Repeat each entry as written, dropping any picture you find.

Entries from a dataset
>> start
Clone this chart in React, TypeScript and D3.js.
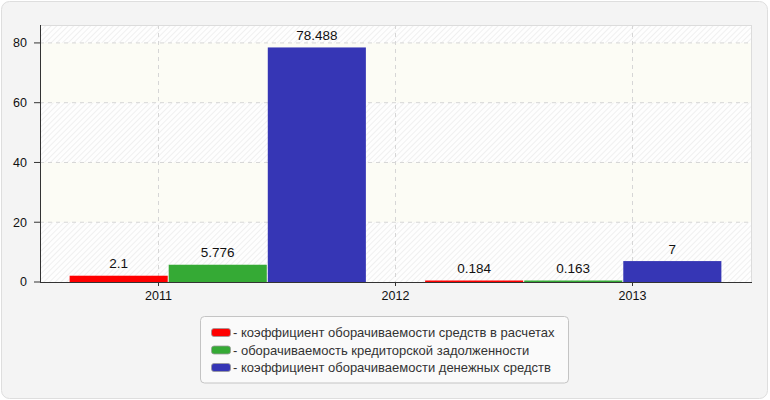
import React, { useEffect } from 'react';
import * as d3 from 'd3';

// Axis labels along the bottom
const yearTicks = ['2011', '2012', '2013'];
// Bar groups (the source draws two groups across the three year ticks)
const barGroups = ['2011–2012', '2012–2013'];

const seriesNames = [
  'коэффициент оборачиваемости средств в расчетах',
  'оборачиваемость кредиторской задолженности',
  'коэффициент оборачиваемости денежных средств'
];
const seriesColors = ['#ff0000', '#35aa35', '#3636b5'];

const receivablesTurnover = [2.1, 0.184];
const payablesTurnover = [5.776, 0.163];
const cashTurnover = [78.488, 7];
const seriesValues = [receivablesTurnover, payablesTurnover, cashTurnover];

const valueTicks = [0, 20, 40, 60, 80];

const W = 770;
const H = 400;
const margin = { top: 25, right: 19, bottom: 118, left: 40 };
const FONT = '"Liberation Sans", Arial, sans-serif';

const App: React.FC = () => {
  useEffect(() => {
    document.body.style.margin = '0';
  }, []);

  const innerW = W - margin.left - margin.right;
  const innerH = H - margin.top - margin.bottom;

  const y = d3.scaleLinear().domain([0, 86]).range([innerH, 0]);

  const xTicks = d3.scaleBand<string>().domain(yearTicks).range([0, innerW]);

  const xGroup = d3.scaleBand<string>()
    .domain(barGroups)
    .range([0, innerW])
    .paddingInner(1 / 6)
    .paddingOuter(1 / 12);

  const xSeries = d3.scaleBand<number>()
    .domain(d3.range(seriesNames.length))
    .range([0, xGroup.bandwidth()])
    .paddingInner(0.01);

  // alternating bands between horizontal gridlines
  const bandEdges = [...valueTicks, y.domain()[1]];
  const bands = d3.pairs(bandEdges).map(([a, b], i) => ({ a, b, hatched: i % 2 === 0 }));

  const fmt = (v: number) => String(v);

  return (
    <svg width={W} height={H} style={{ display: 'block', fontFamily: FONT }}>
      <defs>
        <pattern id="hatch" width={4} height={4} patternUnits="userSpaceOnUse" patternTransform="rotate(45)">
          <rect width={4} height={4} fill="#fefefe" />
          <line x1={0} y1={0} x2={0} y2={4} stroke="#ebebeb" strokeWidth={1.4} />
        </pattern>
      </defs>

      <rect x={1.5} y={1.5} width={766} height={397} rx={8} fill="#f4f4f4" stroke="#dedede" />

      <g transform={`translate(${margin.left},${margin.top})`}>
        {/* plot background */}
        <rect x={0} y={0} width={innerW} height={innerH} fill="#fcfcf5" />
        {bands.map((d, i) => d.hatched && (
          <rect key={i} x={0} y={y(d.b)} width={innerW} height={y(d.a) - y(d.b)} fill="url(#hatch)" />
        ))}

        {/* gridlines */}
        {valueTicks.filter(t => t > 0).map(t => (
          <line key={t} x1={0} x2={innerW} y1={y(t)} y2={y(t)}
            stroke="#d6d6d6" strokeDasharray="4,4" />
        ))}
        {yearTicks.map(t => {
          const cx = (xTicks(t) ?? 0) + xTicks.bandwidth() / 2;
          return (
            <line key={t} x1={cx} x2={cx} y1={0} y2={innerH}
              stroke="#d6d6d6" strokeDasharray="4,4" />
          );
        })}

        {/* plot border top/right */}
        <line x1={0} x2={innerW} y1={0.5} y2={0.5} stroke="#dcdcdc" />
        <line x1={innerW + 0.5} x2={innerW + 0.5} y1={0} y2={innerH} stroke="#dcdcdc" />

        {/* bars */}
        {barGroups.map((g, gi) => (
          <g key={g} transform={`translate(${xGroup(g)},0)`}>
            {seriesValues.map((vals, si) => {
              const v = vals[gi];
              const h = Math.max(innerH - y(v), 1.5);
              const bx = xSeries(si) ?? 0;
              return (
                <g key={si}>
                  <rect x={bx} y={innerH - h} width={xSeries.bandwidth()} height={h} fill={seriesColors[si]} />
                  <text x={bx + xSeries.bandwidth() / 2} y={innerH - h - 7.5} textAnchor="middle"
                    fontSize={13.5} fill="#111">{fmt(v)}</text>
                </g>
              );
            })}
          </g>
        ))}

        {/* y axis */}
        <line x1={0.5} x2={0.5} y1={0} y2={innerH} stroke="#333" />
        {valueTicks.map(t => (
          <g key={t} transform={`translate(0,${y(t)})`}>
            <line x1={-6} x2={0} stroke="#333" />
            <text x={-13} dy="0.35em" textAnchor="end" fontSize={12.5} fill="#111">{t}</text>
          </g>
        ))}

        {/* x axis */}
        <line x1={0} x2={innerW + 1} y1={innerH + 0.5} y2={innerH + 0.5} stroke="#333" />
        {yearTicks.map(t => {
          const cx = (xTicks(t) ?? 0) + xTicks.bandwidth() / 2;
          return (
            <g key={t} transform={`translate(${cx},${innerH})`}>
              <line y1={0} y2={4} stroke="#333" />
              <text y={18} textAnchor="middle" fontSize={12.5} fill="#111">{t}</text>
            </g>
          );
        })}
      </g>

      {/* legend */}
      <g transform="translate(200.5,316.5)">
        <rect width={368} height={66.5} rx={4} fill="#fafafa" stroke="#c4c4c4" />
        {seriesNames.map((name, i) => (
          <g key={name} transform={`translate(11,${16 + i * 17.5})`}>
            <rect x={0} y={-4} width={19} height={8} rx={2.5} fill={seriesColors[i]} stroke="#999" strokeWidth={0.8} />
            <text x={21.5} dy="0.35em" fontSize={13} fill="#333">{'- ' + name}</text>
          </g>
        ))}
      </g>
    </svg>
  );
};

export default App;
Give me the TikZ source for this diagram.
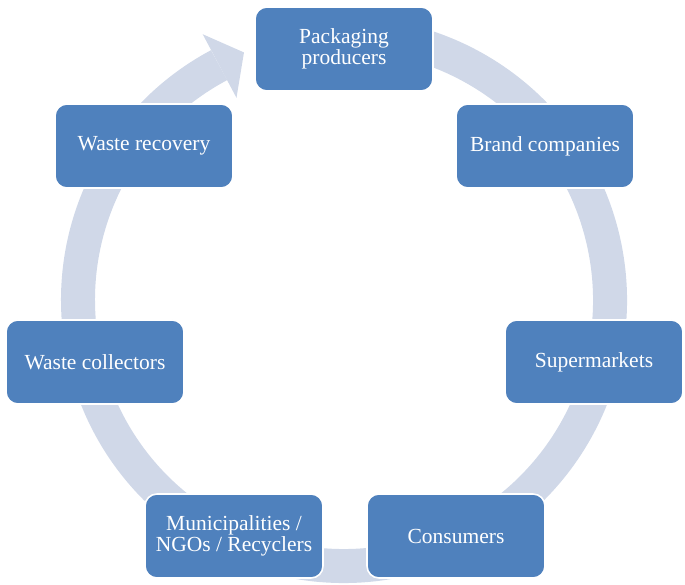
\documentclass[tikz,border=0pt]{standalone}
\usepackage{fontspec}
\setmainfont{Liberation Serif}
\usepackage{tikz}
\usetikzlibrary{calc}
\definecolor{stageblue}{RGB}{79,129,189}
\definecolor{ringgrey}{RGB}{208,216,232}
\tikzset{
  stage/.style={draw=white, line width=1.6pt, fill=stageblue,
                minimum width=178pt, minimum height=84pt,
                rounded corners=12pt, inner sep=4pt, align=center,
                text=white, font=\fontsize{21.5}{21.5}\selectfont},
  ring/.style={draw=ringgrey, line width=34pt},
  ringhead/.style={fill=ringgrey},
}
\begin{document}
\begin{tikzpicture}[x=1pt,y=1pt]
  \path[use as bounding box] (0,0) rectangle (685,584);

  % the continuous cycle behind the stages
  \coordinate (C) at (344,284);
  \draw[ring] ($(C)+(100:266)$) arc[start angle=100, end angle=-242, radius=266];
  \fill[ringhead] ($(C)+(-242:229)$) -- ($(C)+(-242:301)$) -- ($(C)+(-248:267)$) -- cycle;

  % stages, clockwise from the top
  \node[stage] (pack)  at (344,535) {Packaging\\producers};
  \node[stage] (brand) at (545,438) {Brand companies};
  \node[stage] (super) at (594,222) {Supermarkets};
  \node[stage] (cons)  at (456,48)  {Consumers};
  \node[stage] (muni)  at (234,48)  {Municipalities /\\NGOs / Recyclers};
  \node[stage] (coll)  at (95,222)  {Waste collectors};
  \node[stage] (recov) at (144,438) {Waste recovery};
\end{tikzpicture}
\end{document}
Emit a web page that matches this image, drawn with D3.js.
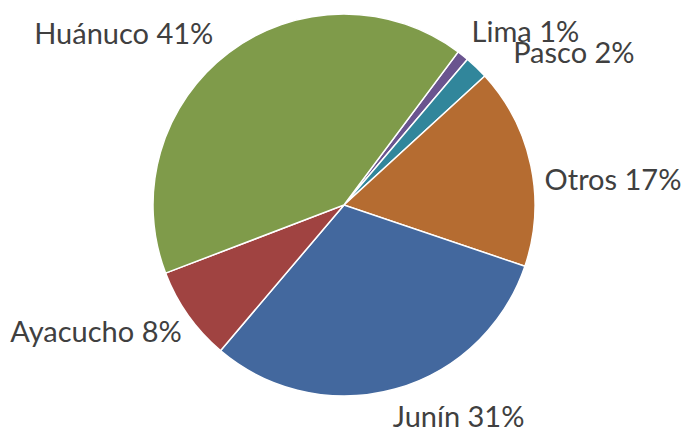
>> end
EXERCISE ANSWER
Clone this chart in React, TypeScript and D3.js.
import React, { useEffect } from 'react';
import * as d3 from 'd3';

// Axis labels along the bottom
const yearTicks = ['2011', '2012', '2013'];
// Bar groups (the source draws two groups across the three year ticks)
const barGroups = ['2011–2012', '2012–2013'];

const seriesNames = [
  'коэффициент оборачиваемости средств в расчетах',
  'оборачиваемость кредиторской задолженности',
  'коэффициент оборачиваемости денежных средств'
];
const seriesColors = ['#ff0000', '#35aa35', '#3636b5'];

const receivablesTurnover = [2.1, 0.184];
const payablesTurnover = [5.776, 0.163];
const cashTurnover = [78.488, 7];
const seriesValues = [receivablesTurnover, payablesTurnover, cashTurnover];

const valueTicks = [0, 20, 40, 60, 80];

const W = 770;
const H = 400;
const margin = { top: 25, right: 19, bottom: 118, left: 40 };
const FONT = '"Liberation Sans", Arial, sans-serif';

const App: React.FC = () => {
  useEffect(() => {
    document.body.style.margin = '0';
  }, []);

  const innerW = W - margin.left - margin.right;
  const innerH = H - margin.top - margin.bottom;

  const y = d3.scaleLinear().domain([0, 86]).range([innerH, 0]);

  const xTicks = d3.scaleBand<string>().domain(yearTicks).range([0, innerW]);

  const xGroup = d3.scaleBand<string>()
    .domain(barGroups)
    .range([0, innerW])
    .paddingInner(1 / 6)
    .paddingOuter(1 / 12);

  const xSeries = d3.scaleBand<number>()
    .domain(d3.range(seriesNames.length))
    .range([0, xGroup.bandwidth()])
    .paddingInner(0.01);

  // alternating bands between horizontal gridlines
  const bandEdges = [...valueTicks, y.domain()[1]];
  const bands = d3.pairs(bandEdges).map(([a, b], i) => ({ a, b, hatched: i % 2 === 0 }));

  const fmt = (v: number) => String(v);

  return (
    <svg width={W} height={H} style={{ display: 'block', fontFamily: FONT }}>
      <defs>
        <pattern id="hatch" width={4} height={4} patternUnits="userSpaceOnUse" patternTransform="rotate(45)">
          <rect width={4} height={4} fill="#fefefe" />
          <line x1={0} y1={0} x2={0} y2={4} stroke="#ebebeb" strokeWidth={1.4} />
        </pattern>
      </defs>

      <rect x={1.5} y={1.5} width={766} height={397} rx={8} fill="#f4f4f4" stroke="#dedede" />

      <g transform={`translate(${margin.left},${margin.top})`}>
        {/* plot background */}
        <rect x={0} y={0} width={innerW} height={innerH} fill="#fcfcf5" />
        {bands.map((d, i) => d.hatched && (
          <rect key={i} x={0} y={y(d.b)} width={innerW} height={y(d.a) - y(d.b)} fill="url(#hatch)" />
        ))}

        {/* gridlines */}
        {valueTicks.filter(t => t > 0).map(t => (
          <line key={t} x1={0} x2={innerW} y1={y(t)} y2={y(t)}
            stroke="#d6d6d6" strokeDasharray="4,4" />
        ))}
        {yearTicks.map(t => {
          const cx = (xTicks(t) ?? 0) + xTicks.bandwidth() / 2;
          return (
            <line key={t} x1={cx} x2={cx} y1={0} y2={innerH}
              stroke="#d6d6d6" strokeDasharray="4,4" />
          );
        })}

        {/* plot border top/right */}
        <line x1={0} x2={innerW} y1={0.5} y2={0.5} stroke="#dcdcdc" />
        <line x1={innerW + 0.5} x2={innerW + 0.5} y1={0} y2={innerH} stroke="#dcdcdc" />

        {/* bars */}
        {barGroups.map((g, gi) => (
          <g key={g} transform={`translate(${xGroup(g)},0)`}>
            {seriesValues.map((vals, si) => {
              const v = vals[gi];
              const h = Math.max(innerH - y(v), 1.5);
              const bx = xSeries(si) ?? 0;
              return (
                <g key={si}>
                  <rect x={bx} y={innerH - h} width={xSeries.bandwidth()} height={h} fill={seriesColors[si]} />
                  <text x={bx + xSeries.bandwidth() / 2} y={innerH - h - 7.5} textAnchor="middle"
                    fontSize={13.5} fill="#111">{fmt(v)}</text>
                </g>
              );
            })}
          </g>
        ))}

        {/* y axis */}
        <line x1={0.5} x2={0.5} y1={0} y2={innerH} stroke="#333" />
        {valueTicks.map(t => (
          <g key={t} transform={`translate(0,${y(t)})`}>
            <line x1={-6} x2={0} stroke="#333" />
            <text x={-13} dy="0.35em" textAnchor="end" fontSize={12.5} fill="#111">{t}</text>
          </g>
        ))}

        {/* x axis */}
        <line x1={0} x2={innerW + 1} y1={innerH + 0.5} y2={innerH + 0.5} stroke="#333" />
        {yearTicks.map(t => {
          const cx = (xTicks(t) ?? 0) + xTicks.bandwidth() / 2;
          return (
            <g key={t} transform={`translate(${cx},${innerH})`}>
              <line y1={0} y2={4} stroke="#333" />
              <text y={18} textAnchor="middle" fontSize={12.5} fill="#111">{t}</text>
            </g>
          );
        })}
      </g>

      {/* legend */}
      <g transform="translate(200.5,316.5)">
        <rect width={368} height={66.5} rx={4} fill="#fafafa" stroke="#c4c4c4" />
        {seriesNames.map((name, i) => (
          <g key={name} transform={`translate(11,${16 + i * 17.5})`}>
            <rect x={0} y={-4} width={19} height={8} rx={2.5} fill={seriesColors[i]} stroke="#999" strokeWidth={0.8} />
            <text x={21.5} dy="0.35em" fontSize={13} fill="#333">{'- ' + name}</text>
          </g>
        ))}
      </g>
    </svg>
  );
};

export default App;
Give me the TikZ source for this diagram.
\documentclass[tikz,border=0pt]{standalone}
\usepackage{fontspec}
\setmainfont{Liberation Serif}
\usepackage{tikz}
\usetikzlibrary{calc}
\definecolor{stageblue}{RGB}{79,129,189}
\definecolor{ringgrey}{RGB}{208,216,232}
\tikzset{
  stage/.style={draw=white, line width=1.6pt, fill=stageblue,
                minimum width=178pt, minimum height=84pt,
                rounded corners=12pt, inner sep=4pt, align=center,
                text=white, font=\fontsize{21.5}{21.5}\selectfont},
  ring/.style={draw=ringgrey, line width=34pt},
  ringhead/.style={fill=ringgrey},
}
\begin{document}
\begin{tikzpicture}[x=1pt,y=1pt]
  \path[use as bounding box] (0,0) rectangle (685,584);

  % the continuous cycle behind the stages
  \coordinate (C) at (344,284);
  \draw[ring] ($(C)+(100:266)$) arc[start angle=100, end angle=-242, radius=266];
  \fill[ringhead] ($(C)+(-242:229)$) -- ($(C)+(-242:301)$) -- ($(C)+(-248:267)$) -- cycle;

  % stages, clockwise from the top
  \node[stage] (pack)  at (344,535) {Packaging\\producers};
  \node[stage] (brand) at (545,438) {Brand companies};
  \node[stage] (super) at (594,222) {Supermarkets};
  \node[stage] (cons)  at (456,48)  {Consumers};
  \node[stage] (muni)  at (234,48)  {Municipalities /\\NGOs / Recyclers};
  \node[stage] (coll)  at (95,222)  {Waste collectors};
  \node[stage] (recov) at (144,438) {Waste recovery};
\end{tikzpicture}
\end{document}
Emit a web page that matches this image, drawn with D3.js.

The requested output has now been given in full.